Quarantine art project earns Mississippi 9-year-old a service award

Published 7:20 am Sunday, May 30, 2021

Annabelle Brislin sat on the front porch of her home in South Columbus last Sunday afternoon, with her art supplies strewn around her.

The 9-year-old Columbus native — and most recently the youngest person to ever win a Main Street Service Award, which Main Street Columbus gives to volunteers who serve the downtown community — had several glass jars, Christmas ornaments and oyster shells around her, all painted with vibrant metallic blues, pinks, purples and other bright colors. One hot pink jar had a ribbon tied around the top, a candle placed inside and was inscribed with the words “she can sing a song.” Another, a jar whose green paint swirled into yellow, said “always believe in love.”

Annabelle placed an unpainted glass jar upside down on the table, then held up a small spray bottle.
“There’s alcohol in this,” she explained, beginning to warm to her subject. “What you do is you spray the alcohol all around (the outside of the jar). And then once it’s moist with alcohol, then you get all the ink.

You can buy these at Michael’s and stuff. This one’s blue,” she added, holding up another bottle. “Some of them are metallic.”

She explained how the “alcohol ink,” a special paint that shows up when painted over rubbing alcohol and which produces the vibrant shades covering the ornaments around her, could be sprayed and smeared on the glass jar. It’s a process she’s done hundreds of times with her mother, Amber Brislin, and some of her friends since a year ago, when the COVID-19 pandemic was in full swing and she was looking for something to do from home.

With her mother the former executive director for Main Street Columbus and her father, Quinn Brislin, a local business owner, Annabelle and her family had always been involved in the downtown community. Annabelle had attended every Market Street festival since she was a baby, she set up a lemonade and art stand with some friends during Lemonade Day in 2019 and she and her parents had participated in gardening and clean-up volunteer days downtown.

So after two months of home school and quarantine, while businesses were closed and usual spring and summer activities canceled, Annabelle was searching for a new project.

“I was looking online at all these cool crafts and stuff, and I saw these paintings with alcohol ink on them,” Annabelle said. “… I thought they were really cool, so I showed them to everybody.”

Amber said Annabelle has always loved art — she’s sold some of her paintings at downtown events, and the family’s basement is filled with her easel and paintings. Moreover, Annabelle’s parents themselves were also tired from homeschooling her for the last two months of the year (Annabelle normally attends Annunciation and will go into fourth grade there next year), so they were happy to help their daughter try a new activity.

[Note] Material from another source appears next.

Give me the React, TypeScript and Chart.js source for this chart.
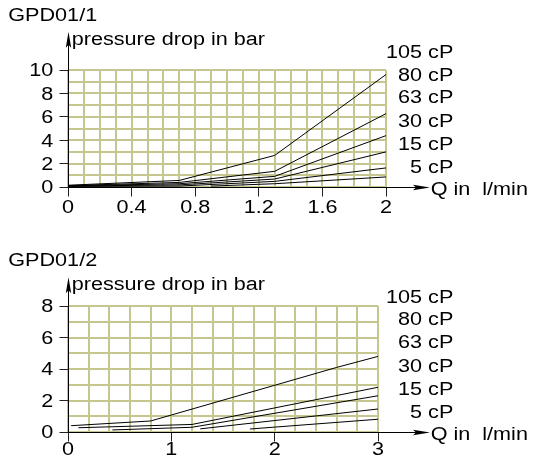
import React, { useEffect, useRef } from 'react';
import { Chart, registerables } from 'chart.js';

Chart.register(...registerables);

// ---------- data ----------
const viscosityLabels = ['105 cP', '80 cP', '63 cP', '30 cP', '15 cP', '5 cP'];

// GPD01/1  (Q in l/min, pressure drop in bar)
const g1Flow105 = [0, 0.7, 1.3, 2];
const g1Drop105 = [0.15, 0.56, 2.7, 9.61];
const g1Flow80 = [0, 0.7, 1.3, 2];
const g1Drop80 = [0.12, 0.39, 1.34, 6.27];
const g1Flow63 = [0, 0.7, 1.3, 2];
const g1Drop63 = [0.1, 0.28, 0.91, 4.39];
const g1Flow30 = [0, 0.7, 1.3, 2];
const g1Drop30 = [0.08, 0.18, 0.68, 3.0];
const g1Flow15 = [0, 0.7, 1.3, 2];
const g1Drop15 = [0.05, 0.08, 0.48, 1.63];
const g1Flow5 = [0.9, 1.3, 2];
const g1Drop5 = [0.08, 0.28, 0.86];
const g1XTickLabels = [0, 0.4, 0.8, 1.2, 1.6, 2];
const g1YTickLabels = [0, 2, 4, 6, 8, 10];

// GPD01/2
const g2Flow105 = [0.03, 0.8, 2.6, 3];
const g2Drop105 = [0.4, 0.7, 4.1, 4.8];
const g2Flow80 = [0.1, 1.2, 3];
const g2Drop80 = [0.27, 0.48, 2.84];
const g2Flow63 = [0.43, 1.2, 3];
const g2Drop63 = [0.13, 0.3, 2.3];
const g2Flow30 = [1.28, 3];
const g2Drop30 = [0.2, 1.46];
const g2Flow15 = [1.76, 3];
const g2Drop15 = [0.19, 0.81];
const g2XTickLabels = [0, 1, 2, 3];
const g2YTickLabels = [0, 2, 4, 6, 8];

// ---------- styling ----------
const W = 533;
const GRID = 'rgb(198,198,145)';
const FONT = '18px "Liberation Sans", Arial, Helvetica, sans-serif';
const SX = 1.2;
const TICK_LEN = 9;

function pts(xs: number[], ys: number[]) {
  return xs.map((x, i) => ({ x, y: ys[i] }));
}

function txt(ctx: CanvasRenderingContext2D, s: string, x: number, y: number, align: CanvasTextAlign) {
  ctx.save();
  ctx.translate(x, y);
  ctx.scale(SX, 1);
  ctx.font = FONT;
  ctx.fillStyle = '#000';
  ctx.textAlign = align;
  ctx.textBaseline = 'alphabetic';
  ctx.fillText(s, 0, 0);
  ctx.restore();
}

const al = (p: number) => Math.round(p - 0.5) + 0.5;

const decorPlugin = {
  id: 'decor',
  afterDraw(chart: any) {
    const d = chart.options.plugins.decor;
    if (!d) return;
    const ctx: CanvasRenderingContext2D = chart.ctx;
    const xs = chart.scales.x;
    const ys = chart.scales.y;
    const x0 = al(xs.getPixelForValue(0));
    const y0 = al(ys.getPixelForValue(0));
    ctx.save();
    ctx.strokeStyle = '#000';
    ctx.fillStyle = '#000';
    ctx.lineWidth = 1;
    // tick marks at labelled values
    ctx.beginPath();
    d.xLabels.forEach((v: number) => {
      const px = al(xs.getPixelForValue(v));
      ctx.moveTo(px, y0);
      ctx.lineTo(px, y0 + TICK_LEN);
    });
    d.yLabels.forEach((v: number) => {
      const py = al(ys.getPixelForValue(v));
      ctx.moveTo(x0 - TICK_LEN, py);
      ctx.lineTo(x0, py);
    });
    ctx.strokeStyle = '#222';
    ctx.stroke();
    ctx.strokeStyle = '#000';
    // y axis + arrow
    ctx.beginPath();
    ctx.moveTo(x0, y0);
    ctx.lineTo(x0, d.yTip + 8);
    ctx.stroke();
    ctx.beginPath();
    ctx.moveTo(x0, d.yTip);
    ctx.lineTo(x0 - 2.7, d.yTip + 16);
    ctx.lineTo(x0, d.yTip + 13);
    ctx.lineTo(x0 + 2.7, d.yTip + 16);
    ctx.closePath();
    ctx.fill();
    // x axis + arrow
    ctx.beginPath();
    ctx.moveTo(x0, y0);
    ctx.lineTo(d.xTip - 8, y0);
    ctx.stroke();
    ctx.beginPath();
    ctx.moveTo(d.xTip, y0);
    ctx.lineTo(d.xTip - 17, y0 - 2.7);
    ctx.lineTo(d.xTip - 14, y0);
    ctx.lineTo(d.xTip - 17, y0 + 2.7);
    ctx.closePath();
    ctx.fill();
    ctx.restore();

    // tick labels
    d.xLabels.forEach((v: number) => txt(ctx, String(v), xs.getPixelForValue(v), d.xLabelBase, 'center'));
    d.yLabels.forEach((v: number) => txt(ctx, String(v), d.yLabelRight, ys.getPixelForValue(v) + 6.4, 'right'));

    // titles
    txt(ctx, d.title, 8.3, d.titleBase, 'left');
    txt(ctx, 'pressure drop in bar', 71.7, d.yTitleBase, 'left');
    txt(ctx, 'Q in  l/min', 430.7, d.xTitleBase, 'left');

    // viscosity labels
    viscosityLabels.forEach((s, i) => txt(ctx, s, 453.3, d.legendBase[i], 'right'));
  },
};

function buildConfig(c: any): any {
  const gridOpts = {
    color: GRID,
    lineWidth: 2,
    drawTicks: false,
    drawOnChartArea: true,
  };
  const stepTicks = (max: number, step: number) => (scale: any) => {
    const n = Math.round(max / step);
    const t = [];
    for (let i = 0; i <= n; i++) t.push({ value: +(i * step).toFixed(6) });
    scale.ticks = t;
  };
  return {
    type: 'scatter',
    data: {
      datasets: c.series.map((s: any) => ({
        data: pts(s[0], s[1]),
        showLine: true,
        borderColor: '#000',
        borderWidth: 1,
        pointRadius: 0,
        pointHoverRadius: 0,
        fill: false,
        tension: 0,
      })),
    },
    options: {
      responsive: false,
      animation: false,
      events: [],
      layout: { padding: { left: 0, top: c.area.top, right: W - c.area.right, bottom: 0 } },
      plugins: {
        legend: { display: false },
        tooltip: { enabled: false },
        decor: c.decor,
      },
      scales: {
        x: {
          type: 'linear',
          min: 0,
          max: c.xMax,
          border: { display: false },
          grid: gridOpts,
          ticks: { display: false },
          afterBuildTicks: stepTicks(c.xMax, c.xStep),
          afterFit: (s: any) => {
            s.height = c.height - c.area.bottom;
          },
        },
        y: {
          type: 'linear',
          min: 0,
          max: c.yMax,
          border: { display: false },
          grid: gridOpts,
          ticks: { display: false },
          afterBuildTicks: stepTicks(c.yMax, c.yStep),
          afterFit: (s: any) => {
            s.width = c.area.left;
          },
        },
      },
    },
    plugins: [decorPlugin],
  };
}

const chart1 = {
  height: 232,
  xMax: 2,
  xStep: 0.1,
  yMax: 10,
  yStep: 1,
  area: { left: 68, top: 70, right: 386, bottom: 187 },
  series: [
    [g1Flow105, g1Drop105],
    [g1Flow80, g1Drop80],
    [g1Flow63, g1Drop63],
    [g1Flow30, g1Drop30],
    [g1Flow15, g1Drop15],
    [g1Flow5, g1Drop5],
  ],
  decor: {
    title: 'GPD01/1',
    titleBase: 20.7,
    yTitleBase: 45,
    xTitleBase: 194.5,
    yTip: 31.7,
    xTip: 430,
    xLabels: g1XTickLabels,
    yLabels: g1YTickLabels,
    xLabelBase: 213,
    yLabelRight: 53.3,
    legendBase: [58.3, 81, 103.3, 126.7, 150, 173.3],
  },
};

const chart2 = {
  height: 231,
  xMax: 3,
  xStep: 0.2,
  yMax: 8,
  yStep: 1,
  area: { left: 68, top: 74, right: 378, bottom: 200 },
  series: [
    [g2Flow105, g2Drop105],
    [g2Flow80, g2Drop80],
    [g2Flow63, g2Drop63],
    [g2Flow30, g2Drop30],
    [g2Flow15, g2Drop15],
  ],
  decor: {
    title: 'GPD01/2',
    titleBase: 34,
    yTitleBase: 58,
    xTitleBase: 207.5,
    yTip: 45.3,
    xTip: 430,
    xLabels: g2XTickLabels,
    yLabels: g2YTickLabels,
    xLabelBase: 222.6,
    yLabelRight: 53.3,
    legendBase: [71.3, 93, 116.3, 139.7, 163, 185.7],
  },
};

function GpdChart({ cfg, top }: { cfg: any; top: number }) {
  const ref = useRef<HTMLCanvasElement>(null);
  useEffect(() => {
    if (!ref.current) return;
    const chart = new Chart(ref.current, buildConfig(cfg));
    return () => chart.destroy();
  }, [cfg]);
  return (
    <div style={{ position: 'absolute', left: 0, top, width: W, height: cfg.height }}>
      <canvas ref={ref} width={W} height={cfg.height} style={{ width: W, height: cfg.height, display: 'block' }} />
    </div>
  );
}

export default function App() {
  return (
    <div style={{ position: 'fixed', left: 0, top: 0, width: W, height: 463, background: '#fff' }}>
      <GpdChart cfg={chart1} top={0} />
      <GpdChart cfg={chart2} top={232} />
    </div>
  );
}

The family had plenty of time, rubbing alcohol and small glass jars, the last courtesy of current Main Street Executive Director Barbara Bigelow, who gave them to the Brislin family knowing “we never throw anything away,” Amber said.

Annabelle took the jars and began painting.

“The first one turned out — OK,” Annabelle said, making a face. “We got better.”

In fact, Annabelle got so much better that she turned her hobby into a small business, selling the painted jars — and eventually Christmas ornaments and oyster shells as well — at last year’s Art Walk and the Holiday Market. She said she made about $200 selling them for less than $10 apiece.

Others she gave away as gifts or donated to Main Street and local businesses.

It was that last act that earned Annabelle the Main Street Service Award. Annabelle placed candles in the jars and inscribed the outsides of the jars with positive messages and words of encouragement as business owners slowly reopened their downtown stores.

Amber and Quinn said they’ve always felt it’s important to be involved in the community and find ways to give back, even in tough times — like a global pandemic.

“You can complain all you want, but if you don’t try to do your part, then what’s the use?” Quinn said.
Amber agreed.

“It was real easy when we were stuck in the house to just want to play on the computer or watch TV or something, but there’s … a lot more productive things that we could do,” she said.

The evidence of Annabelle’s productivity is all over the Brislin home, with brightly painted glass jars sitting in the windowsills, catching the sunlight.

Though each ornament is unique, with everything from the colors to the inscribed messages fluctuating, Annabelle said she doesn’t have a favorite one.

“They’re all my favorites,” she said.